Data extract –
** BEGIN **

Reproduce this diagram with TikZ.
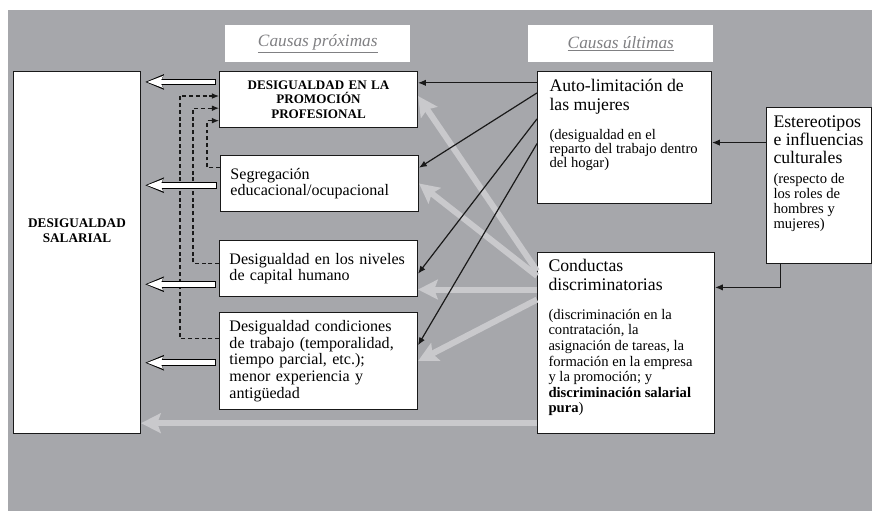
\documentclass[tikz,border=0pt]{standalone}
\usepackage{fontspec}
\setmainfont{Liberation Serif}
\usetikzlibrary{arrows.meta}

\definecolor{panel}{RGB}{166,167,171}
\definecolor{paleline}{RGB}{201,201,204}
\definecolor{headtext}{RGB}{128,128,131}
\hyphenpenalty=10000

\begin{document}
\begin{tikzpicture}[x=0.025cm,y=-0.025cm,
  box/.style={draw=black!90,line width=0.7pt,fill=white,anchor=north west},
  proxbox/.style={box,minimum width=4.95cm,text width=4.45cm,inner xsep=0.25cm,inner ysep=0pt,align=left,font=\fontsize{11.4}{11.8}\selectfont},
  headbox/.style={fill=white,anchor=north west,minimum width=4.625cm,minimum height=0.925cm,text=headtext,font=\fontsize{12.3}{14}\selectfont\itshape},
  hollowback/.style={line width=4.8pt,shorten >=3pt,shorten <=2pt,-{Stealth[length=13pt,width=10.5pt,inset=2pt]}},
  hollowfront/.style={white,line width=3.4pt,shorten >=4.3pt,shorten <=2.7pt,-{Stealth[length=11pt,width=8pt,inset=1.6pt]}},
  palearrow/.style={paleline,line width=4.3pt,-{Stealth[length=14pt,width=14pt,inset=2.5pt]}},
  causearrow/.style={black!90,line width=0.85pt,-{Latex[length=5.5pt,width=4.5pt]}},
  linkarrow/.style={black!90,line width=0.75pt,dash pattern=on 2.8pt off 2pt,-{Latex[length=5pt,width=4pt]}}
]
  \useasboundingbox (0,0) rectangle (872,511);
  \fill[panel] (8,10) rectangle (872,511);

  \node[headbox] (hprox) at (225,25) {\underline{Causas próximas}};
  \node[headbox] (hult) at (528,25) {\underline{Causas últimas}};

  \node[box,inner sep=0pt] (salarial) at (13,71) {\parbox[t][9.05cm][t]{3.175cm}{\centering\vspace*{3.67cm}\bfseries\fontsize{9.4}{10.7}\selectfont DESIGUALDAD\\ SALARIAL}};

  \node[proxbox,align=center,minimum height=1.4cm,font=\bfseries\fontsize{9.3}{10.3}\selectfont] (promo) at (219,71) {DESIGUALDAD EN LA\\ PROMOCIÓN\\ PROFESIONAL};
  \node[proxbox,minimum height=1.4cm] (segreg) at (220,155) {Segregación\\ educacional/ocupacional};
  \node[proxbox,minimum height=1.4cm] (capital) at (219,240) {Desigualdad en los niveles\\ de capital humano};
  \node[proxbox,minimum height=2.425cm] (condic) at (219,312) {Desigualdad condiciones\\ de trabajo (temporalidad,\\ tiempo parcial, etc.);\\ menor experiencia y\\ antigüedad};

  \node[box,inner xsep=0.3cm,inner ysep=0.2cm] (autolim) at (537,71) {\parbox[t][2.9cm][t]{3.75cm}{\raggedright
    \fontsize{12.6}{13.5}\selectfont Auto-limitación de\\ las mujeres\par
    \vspace{10.6pt}
    \fontsize{10.4}{10}\selectfont (desigualdad en el\\ reparto del trabajo dentro\\ del hogar)}};
  \node[box,inner xsep=0.275cm,inner ysep=0.17cm] (conduct) at (537,252) {\parbox[t][4.185cm][t]{3.875cm}{\raggedright
    \fontsize{12.6}{13.3}\selectfont Conductas\\ discriminatorias\par
    \vspace{9.5pt}
    \fontsize{10.4}{11.1}\selectfont (discriminación en la\\ contratación, la\\ asignación de tareas, la\\ formación en la empresa\\ y la promoción; y\\ \textbf{discriminación salarial}\\ \textbf{pura})}};
  \node[box,inner xsep=0.175cm,inner ysep=0.2cm] (estereo) at (766,107) {\parbox[t][3.5cm][t]{2.275cm}{\raggedright
    \fontsize{12.6}{12.8}\selectfont Estereotipos\\ e influencias\\ culturales\par
    \vspace{3.5pt}
    \fontsize{10.4}{10.7}\selectfont (respecto de\\ los roles de\\ hombres y\\ mujeres)}};

  \draw[palearrow] (conduct.141) -- (promo.2);
  \draw[palearrow] (conduct.143) -- (segreg.east);
  \draw[palearrow] (conduct.149) -- (capital.east |- conduct.149);
  \draw[palearrow] (conduct.154) -- (condic.east);
  \draw[palearrow] (conduct.222) -- (salarial.east |- conduct.222);

  \draw[causearrow] (autolim.148) -- (promo.east |- autolim.148);
  \draw[causearrow] (autolim.153) -- (segreg.9);
  \draw[causearrow] (autolim.168) -- (capital.357);
  \draw[causearrow] (autolim.184) -- (condic.9);
  \draw[causearrow] (estereo.141) -- (autolim.east |- estereo.141);
  \draw[causearrow] (estereo.244) |- (conduct.32);

  \draw[linkarrow] (segreg.171) -- ++(-13,0) |- (promo.192);
  \draw[linkarrow] (capital.177) -- ++(-26,0) |- (promo.185);
  \draw[linkarrow] (condic.167) -- ++(-39,0) |- (promo.178);

  \foreach \src/\ang in {promo/170,segreg/181,capital/189,condic/181}{
    \draw[hollowback] (\src.\ang) -- (salarial.east |- \src.\ang);
    \draw[hollowfront] (\src.\ang) -- (salarial.east |- \src.\ang);
  }
\end{tikzpicture}
\end{document}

** END **

What is expected –
Omit the pictures, then output the rest of the listing exactly.

Answer to the task –
Reproduce this diagram with TikZ.
\documentclass[tikz,border=0pt]{standalone}
\usepackage{fontspec}
\setmainfont{Liberation Serif}
\usetikzlibrary{arrows.meta}

\definecolor{panel}{RGB}{166,167,171}
\definecolor{paleline}{RGB}{201,201,204}
\definecolor{headtext}{RGB}{128,128,131}
\hyphenpenalty=10000

\begin{document}
\begin{tikzpicture}[x=0.025cm,y=-0.025cm,
  box/.style={draw=black!90,line width=0.7pt,fill=white,anchor=north west},
  proxbox/.style={box,minimum width=4.95cm,text width=4.45cm,inner xsep=0.25cm,inner ysep=0pt,align=left,font=\fontsize{11.4}{11.8}\selectfont},
  headbox/.style={fill=white,anchor=north west,minimum width=4.625cm,minimum height=0.925cm,text=headtext,font=\fontsize{12.3}{14}\selectfont\itshape},
  hollowback/.style={line width=4.8pt,shorten >=3pt,shorten <=2pt,-{Stealth[length=13pt,width=10.5pt,inset=2pt]}},
  hollowfront/.style={white,line width=3.4pt,shorten >=4.3pt,shorten <=2.7pt,-{Stealth[length=11pt,width=8pt,inset=1.6pt]}},
  palearrow/.style={paleline,line width=4.3pt,-{Stealth[length=14pt,width=14pt,inset=2.5pt]}},
  causearrow/.style={black!90,line width=0.85pt,-{Latex[length=5.5pt,width=4.5pt]}},
  linkarrow/.style={black!90,line width=0.75pt,dash pattern=on 2.8pt off 2pt,-{Latex[length=5pt,width=4pt]}}
]
  \useasboundingbox (0,0) rectangle (872,511);
  \fill[panel] (8,10) rectangle (872,511);

  \node[headbox] (hprox) at (225,25) {\underline{Causas próximas}};
  \node[headbox] (hult) at (528,25) {\underline{Causas últimas}};

  \node[box,inner sep=0pt] (salarial) at (13,71) {\parbox[t][9.05cm][t]{3.175cm}{\centering\vspace*{3.67cm}\bfseries\fontsize{9.4}{10.7}\selectfont DESIGUALDAD\\ SALARIAL}};

  \node[proxbox,align=center,minimum height=1.4cm,font=\bfseries\fontsize{9.3}{10.3}\selectfont] (promo) at (219,71) {DESIGUALDAD EN LA\\ PROMOCIÓN\\ PROFESIONAL};
  \node[proxbox,minimum height=1.4cm] (segreg) at (220,155) {Segregación\\ educacional/ocupacional};
  \node[proxbox,minimum height=1.4cm] (capital) at (219,240) {Desigualdad en los niveles\\ de capital humano};
  \node[proxbox,minimum height=2.425cm] (condic) at (219,312) {Desigualdad condiciones\\ de trabajo (temporalidad,\\ tiempo parcial, etc.);\\ menor experiencia y\\ antigüedad};

  \node[box,inner xsep=0.3cm,inner ysep=0.2cm] (autolim) at (537,71) {\parbox[t][2.9cm][t]{3.75cm}{\raggedright
    \fontsize{12.6}{13.5}\selectfont Auto-limitación de\\ las mujeres\par
    \vspace{10.6pt}
    \fontsize{10.4}{10}\selectfont (desigualdad en el\\ reparto del trabajo dentro\\ del hogar)}};
  \node[box,inner xsep=0.275cm,inner ysep=0.17cm] (conduct) at (537,252) {\parbox[t][4.185cm][t]{3.875cm}{\raggedright
    \fontsize{12.6}{13.3}\selectfont Conductas\\ discriminatorias\par
    \vspace{9.5pt}
    \fontsize{10.4}{11.1}\selectfont (discriminación en la\\ contratación, la\\ asignación de tareas, la\\ formación en la empresa\\ y la promoción; y\\ \textbf{discriminación salarial}\\ \textbf{pura})}};
  \node[box,inner xsep=0.175cm,inner ysep=0.2cm] (estereo) at (766,107) {\parbox[t][3.5cm][t]{2.275cm}{\raggedright
    \fontsize{12.6}{12.8}\selectfont Estereotipos\\ e influencias\\ culturales\par
    \vspace{3.5pt}
    \fontsize{10.4}{10.7}\selectfont (respecto de\\ los roles de\\ hombres y\\ mujeres)}};

  \draw[palearrow] (conduct.141) -- (promo.2);
  \draw[palearrow] (conduct.143) -- (segreg.east);
  \draw[palearrow] (conduct.149) -- (capital.east |- conduct.149);
  \draw[palearrow] (conduct.154) -- (condic.east);
  \draw[palearrow] (conduct.222) -- (salarial.east |- conduct.222);

  \draw[causearrow] (autolim.148) -- (promo.east |- autolim.148);
  \draw[causearrow] (autolim.153) -- (segreg.9);
  \draw[causearrow] (autolim.168) -- (capital.357);
  \draw[causearrow] (autolim.184) -- (condic.9);
  \draw[causearrow] (estereo.141) -- (autolim.east |- estereo.141);
  \draw[causearrow] (estereo.244) |- (conduct.32);

  \draw[linkarrow] (segreg.171) -- ++(-13,0) |- (promo.192);
  \draw[linkarrow] (capital.177) -- ++(-26,0) |- (promo.185);
  \draw[linkarrow] (condic.167) -- ++(-39,0) |- (promo.178);

  \foreach \src/\ang in {promo/170,segreg/181,capital/189,condic/181}{
    \draw[hollowback] (\src.\ang) -- (salarial.east |- \src.\ang);
    \draw[hollowfront] (\src.\ang) -- (salarial.east |- \src.\ang);
  }
\end{tikzpicture}
\end{document}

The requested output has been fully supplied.